Is is thread-safe to do `Tensor.to(device)` from multiple threads to the same GPU device?

I’m reading many small files (tensors) to be loaded to the GPU memory. In this case, can I open a thread pool and use .to to move all of them to GPU? I have 8 GPUs in total, each will take ~2000 such tensors, and this is done in python with a multiprocessing.pool.ThreadPool(32).

A more general question: is it safe to access the same GPU device through different threads but with thread local objects (still in python, e.g. using a thread pool) ? E.g. if I do x = torch.rand(2, 2) in two different threads and manipulate each thread’s x separately, will I possibly run into any errors / undefined behaviors?

It should be safe, as long as you use CUDA stream/events to make sure that subsequent ops do not access the data before it’s ready.
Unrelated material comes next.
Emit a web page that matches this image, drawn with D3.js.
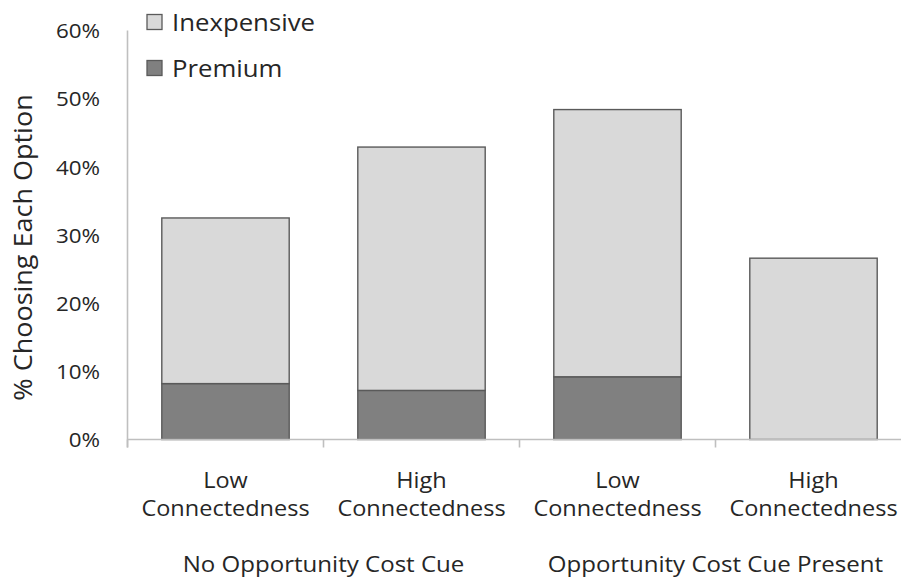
<!DOCTYPE html>
<html>
<head>
<meta charset="utf-8">
<script src="https://cdn.jsdelivr.net/npm/d3@7"></script>
<style>
  html, body { margin: 0; padding: 0; background: #fff; }
  svg text { font-family: "Open Sans", "Noto Sans", sans-serif; fill: #262626; }
</style>
</head>
<body>
<svg id="chart" width="901" height="578"></svg>
<script>
// Four conditions: connectedness level within opportunity-cost cue condition
const categories = ["NoCue-Low", "NoCue-High", "Cue-Low", "Cue-High"];
const connectLines = [["Low", "Connectedness"], ["High", "Connectedness"], ["Low", "Connectedness"], ["High", "Connectedness"]];
const groupLabels = ["No Opportunity Cost Cue", "Opportunity Cost Cue Present"];
const groupMembers = [[0, 1], [2, 3]];

// Share choosing each option (%), stacked: premium at the bottom
const premium     = [8.2, 7.2, 9.2, 0.0];
const inexpensive = [24.3, 35.7, 39.2, 26.6];

const seriesNames = ["Inexpensive", "Premium"];
const yTicks = [0, 10, 20, 30, 40, 50, 60];

const svg = d3.select("#chart");
const SX = 1.12;           // slightly wide lettering
const axisColor = "#bfbfbf";
const fills = { Inexpensive: "#d9d9d9", Premium: "#808080" };

const x0 = 127.5, xEnd = 911.5, yTop = 30.5, yBottom = 439.5;

const x = d3.scaleBand()
  .domain(categories)
  .range([x0, xEnd])
  .paddingInner(0.35)
  .paddingOuter(0.175);

const y = d3.scaleLinear().domain([0, 60]).range([yBottom, yTop]);

// y axis: labels only, plain line
const yAxis = d3.axisLeft(y)
  .tickValues(yTicks)
  .tickSize(0)
  .tickFormat(d => d + "%");

const gy = svg.append("g").attr("transform", `translate(${x0},0)`).call(yAxis);
gy.select(".domain").remove();
gy.selectAll("text")
  .attr("x", null)
  .attr("dy", "0.36em")
  .attr("transform", `translate(-27.5,0) scale(${SX},1)`)
  .style("font-size", "20px")
  .style("font-family", "'Open Sans', sans-serif")
  .style("fill", "#262626");

const tickLen = 8;

// stacked bars
const rows = categories.map((c, i) => ({ cat: c, Premium: premium[i], Inexpensive: inexpensive[i] }));
const stack = d3.stack().keys(["Premium", "Inexpensive"]);
const layers = stack(rows);

svg.append("g").selectAll("g")
  .data(layers)
  .join("g")
  .attr("fill", d => fills[d.key])
  .selectAll("rect")
  .data(d => d.filter(s => s[1] - s[0] > 0))
  .join("rect")
  .attr("x", d => x(d.data.cat))
  .attr("width", x.bandwidth())
  .attr("y", d => y(d[1]))
  .attr("height", d => y(d[0]) - y(d[1]))
  .attr("stroke", "#5a5a5a")
  .attr("stroke-width", 1.4);

// axis lines
svg.append("line")
  .attr("x1", x0).attr("x2", x0)
  .attr("y1", y(60)).attr("y2", y(0) + tickLen)
  .attr("stroke", axisColor).attr("stroke-width", 1.6);

svg.append("line")
  .attr("x1", x0).attr("x2", xEnd)
  .attr("y1", y(0)).attr("y2", y(0))
  .attr("stroke", axisColor).attr("stroke-width", 1.6);

// category boundary ticks
const boundaries = d3.range(categories.length + 1).map(i => x0 + i * x.step());
svg.append("g").selectAll("line")
  .data(boundaries)
  .join("line")
  .attr("x1", d => d).attr("x2", d => d)
  .attr("y1", y(0)).attr("y2", y(0) + tickLen)
  .attr("stroke", axisColor).attr("stroke-width", 1.6);

function wideText(g, tx, ty, str, size, anchor) {
  return g.append("text")
    .attr("transform", `translate(${tx},${ty}) scale(${SX},1)`)
    .attr("text-anchor", anchor || "middle")
    .style("font-size", size + "px")
    .text(str);
}

// category labels
const labG = svg.append("g");
categories.forEach((c, i) => {
  const cx = x(c) + x.bandwidth() / 2;
  wideText(labG, cx, 488, connectLines[i][0], 21);
  wideText(labG, cx, 515.5, connectLines[i][1], 21);
});

// group labels
groupLabels.forEach((g, i) => {
  const cx = d3.mean(groupMembers[i], k => x(categories[k]) + x.bandwidth() / 2);
  wideText(labG, cx, 571.5, g, 21.5);
});

// y-axis title
svg.append("text")
  .attr("transform", `translate(31.5,${(yTop + yBottom) / 2 + 12.5}) rotate(-90) scale(1.08,1)`)
  .attr("text-anchor", "middle")
  .style("font-size", "25px")
  .text("% Choosing Each Option");

// legend
const legend = svg.append("g");
seriesNames.forEach((name, i) => {
  const ly = 30.5 + i * 46;
  legend.append("rect")
    .attr("x", 147).attr("y", ly - 16)
    .attr("width", 15).attr("height", 15)
    .attr("fill", fills[name])
    .attr("stroke", "#5a5a5a").attr("stroke-width", 1.3);
  wideText(legend, 172, ly, name, 23, "start");
});
</script>
</body>
</html>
See the doc below.

https://pytorch.org/docs/stable/generated/torch.cuda.Event.html

BTW, if you only wanna avoid blocking Host-to-Device (H2D) copies, you can use pinned CPU memory and then set non_blocking=True in Tensor.to(), which will make the copy async.

E.g. if I do x = torch.rand(2, 2) in two different threads and manipulate each thread’s x separately, will I possibly run into any errors / undefined behaviors?

This should fine, because x in these two threads will use different CUDA memory blocks. However, one thing to note is that, Python GIL might kill perf for multi-threading. You should still be able to get some speedup though, as PyTorch drops GIL when entering the C++ side.

1 Like

Thank you for the education! These completely answers my questions.